Double Lamellar Morphologies and Odd–Even Effects in Two- and Three-Dimensional N,N′-bis(n-alkyl)-naphthalenediimide Materials

Abstract

The fabrication of highly ordered nanostructured surfaces is desirable in supramolecular chemistry and envisaged to bolster advances in heterogeneous catalysis and microelectronic applications. Here, we report on a novel set of alkylated double N,N′-bis(n-alkyl)-naphthalenediimides (NDIs) for the functionalization of highly oriented pyrolytic graphite (HOPG) with precise double lamellar morphologies. A detailed analysis of the two-dimensional (2D) self-assembled monolayers by scanning tunneling microscopy (STM) reveals that the structural repeating unit of the double lamellae is tuned precisely by the length of the alkyl chain that is connecting the NDI units. However, the expected odd–even effect is disturbed within the monolayers of a series of homologues. In contrast, a clear odd–even effect is observed for the melting temperatures of the respective bulk materials.
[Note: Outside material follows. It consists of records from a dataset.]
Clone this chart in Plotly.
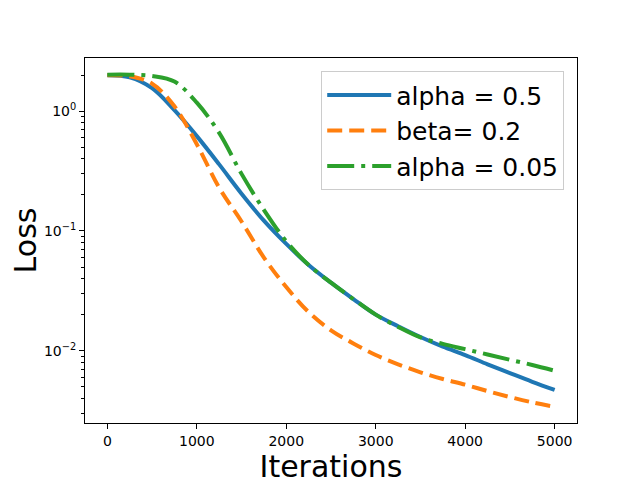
import plotly.graph_objects as go

# values (loss vs iterations, log y)
iters = [0, 250, 500, 750, 1000, 1250, 1500, 1750, 2000, 2250, 2500,
         2750, 3000, 3250, 3500, 3750, 4000, 4250, 4500, 4750, 5000]

loss_alpha_05 = [2.0, 1.92, 1.56, 1.02, 0.62, 0.36, 0.205, 0.122, 0.078, 0.052, 0.037,
                 0.027, 0.020, 0.016, 0.013, 0.0108, 0.0092, 0.0077, 0.0065, 0.0055, 0.0047]
loss_beta_02 = [2.0, 1.96, 1.7, 1.10, 0.53, 0.23, 0.12, 0.060, 0.034, 0.021, 0.0148,
                0.0115, 0.0092, 0.0077, 0.0066, 0.0058, 0.0052, 0.0046, 0.0041, 0.0037, 0.0034]
loss_alpha_005 = [2.02, 2.02, 1.97, 1.77, 1.18, 0.66, 0.30, 0.15, 0.082, 0.052, 0.037,
                  0.027, 0.020, 0.0158, 0.0129, 0.0114, 0.0103, 0.0093, 0.0084, 0.0076, 0.0068]

labels = ['alpha = 0.5', 'beta= 0.2', 'alpha = 0.05']

major_y = [1, 0.1, 0.01]
major_y_text = ['10<sup>0</sup>', '10<sup>\u22121</sup>', '10<sup>\u22122</sup>']
minor_y = [m * 10 ** e for e in (-3, -2, -1, 0) for m in range(2, 10)]

fig = go.Figure()
fig.add_trace(go.Scatter(x=iters, y=loss_alpha_05, mode='lines', name=labels[0],
                         line=dict(color='#1f77b4', width=4, shape='spline')))
fig.add_trace(go.Scatter(x=iters, y=loss_beta_02, mode='lines', name=labels[1],
                         line=dict(color='#ff7f0e', width=4, shape='spline', dash='15px,7px')))
fig.add_trace(go.Scatter(x=iters, y=loss_alpha_005, mode='lines', name=labels[2],
                         line=dict(color='#2ca02c', width=4, shape='spline',
                                   dash='27px,7px,4px,7px')))

# the page puts the plot 8px in from the top-left, so margins are shifted by 8
fig.update_layout(
    width=640, height=480,
    margin=dict(l=77, r=71, t=50, b=65),
    paper_bgcolor='white', plot_bgcolor='white',
    font=dict(family='DejaVu Sans', color='black', size=14),
    legend=dict(x=0.974, y=0.964, xanchor='right', yanchor='top',
                font=dict(size=25), bgcolor='rgba(255,255,255,0.8)',
                bordercolor='#cccccc', borderwidth=1, itemwidth=64),
)
fig.update_xaxes(range=[-250, 5250], tickvals=[0, 1000, 2000, 3000, 4000, 5000],
                 ticks='outside', ticklen=5, tickcolor='black', automargin=False,
                 showline=True, linecolor='black', linewidth=1, mirror=True,
                 showgrid=False, zeroline=False,
                 title=dict(text='Iterations', font=dict(size=30), standoff=7))
fig.update_yaxes(type='log', range=[-2.604, 0.445],
                 tickvals=major_y, ticktext=major_y_text, automargin=False,
                 ticks='outside', ticklen=5, tickcolor='black',
                 minor=dict(tickvals=minor_y, ticks='outside', ticklen=3, tickcolor='black'),
                 showline=True, linecolor='black', linewidth=1, mirror=True,
                 showgrid=False, zeroline=False,
                 title=dict(text='Loss', font=dict(size=30), standoff=6))

fig.write_html('out.html')
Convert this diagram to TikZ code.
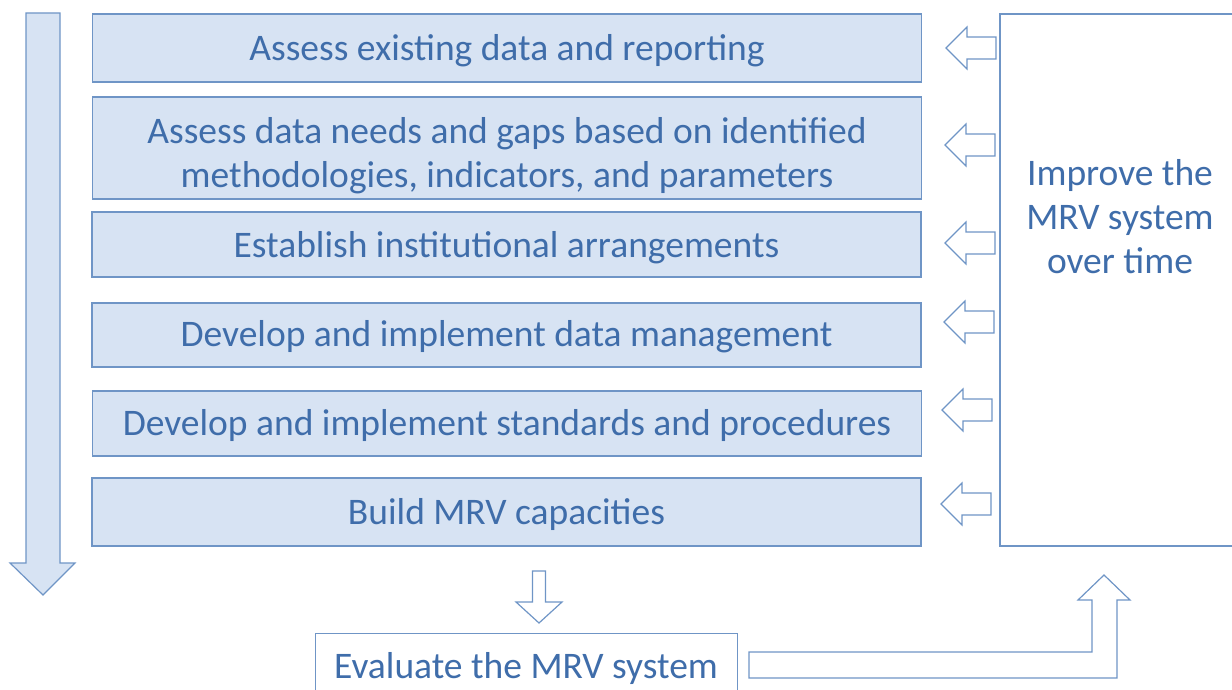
\documentclass[tikz,border=0pt]{standalone}
\usepackage{fontspec}
\setmainfont{Carlito}
\definecolor{txt}{HTML}{3F6DAA}
\definecolor{fillb}{HTML}{D7E3F3}
\definecolor{edge}{HTML}{6F95C6}
\begin{document}
\begin{tikzpicture}[x=1pt,y=-1pt,
  stepbox/.style={draw=edge, line width=1.3pt, fill=fillb, text=txt,
    font=\fontsize{37.5}{44}\selectfont, align=center, inner sep=0pt,
    minimum width=829pt},
  plainbox/.style={draw=edge, line width=1.3pt, fill=white, inner sep=0pt},
  lbl/.style={text=txt, font=\fontsize{37.5}{44}\selectfont, align=center, inner sep=0pt},
  blockarrow/.style={draw=edge, line width=1.2pt, fill=white, line join=miter},
  bigarrow/.style={draw=edge, line width=1.2pt, fill=fillb, line join=miter},
  leftarrow/.pic={\path[blockarrow] (0,0) -- (21,-21) -- (21,-11) -- (50,-11)
     -- (50,11) -- (21,11) -- (21,21) -- cycle;}
]
\useasboundingbox (0,0) rectangle (1232,690);
\clip (0,0) rectangle (1232,690);

% big down arrow on the left
\path[bigarrow] (26,13) -- (60,13) -- (60,563) -- (75,563) -- (43,595)
  -- (10,563) -- (26,563) -- cycle;

% steps
\node[stepbox, minimum height=68pt] (s1) at (507,48) {};
\node[lbl] (s1t) at (507,51) {Assess existing data and reporting};
\node[stepbox, minimum height=102pt] (s2) at (507,148) {};
\node[lbl] (s2t) at (507,156) {Assess data needs and gaps based on identified\\methodologies, indicators, and parameters};
\node[stepbox, minimum height=65pt] (s3) at (506.5,244.5) {};
\node[lbl] (s3t) at (506.5,248) {Establish institutional arrangements};
\node[stepbox, minimum height=64pt] (s4) at (506.5,335) {};
\node[lbl] (s4t) at (506.5,337) {Develop and implement data management};
\node[stepbox, minimum height=65pt] (s5) at (507,423.5) {};
\node[lbl] (s5t) at (507,426) {Develop and implement standards and procedures};
\node[stepbox, minimum height=68pt] (s6) at (506.5,512) {};
\node[lbl] (s6t) at (506.5,514) {Build MRV capacities};

% improve box
\node[plainbox, minimum width=250pt, minimum height=532pt] (imp) at (1125,280) {};
\node[lbl] (impt) at (1120,217) {Improve the\\MRV system\\over time};

% small arrows from improve box to steps
\pic at (946,48) {leftarrow};
\pic at (945,145) {leftarrow};
\pic at (945,243) {leftarrow};
\pic at (944,322) {leftarrow};
\pic at (942,410) {leftarrow};
\pic at (941,504) {leftarrow};

% evaluate box
\node[plainbox, line width=1pt, minimum width=422pt, minimum height=72pt] (ev) at (526,669) {};
\node[lbl] (evt) at (526,668) {Evaluate the MRV system};

% arrow from steps to evaluate
\path[blockarrow] (532.5,571) -- (545.5,571) -- (545.5,602) -- (562,602) -- (539,623)
  -- (516,602) -- (532.5,602) -- cycle;

% bent arrow from evaluate to improve
\path[blockarrow] (749,652) -- (1092,652) -- (1092,600) -- (1078,600) -- (1104,575)
  -- (1130,600) -- (1117,600) -- (1117,678) -- (749,678) -- cycle;
\end{tikzpicture}
\end{document}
Small-angle X-ray scattering reveals that these bulk materials exhibit nanophase-separated lamellar phases with domain spacings that are slightly larger than the repeating units of the double lamellar structures formed on the HOPG surface. The discrepancy is assigned to a partial desorption of the alkyl spacer from the HOPG surface, which becomes more pronounced when increasing its length. Our findings suggest that this lengthening increases the conformational freedom of the molecules on the surface while retaining a double lamellar morphology.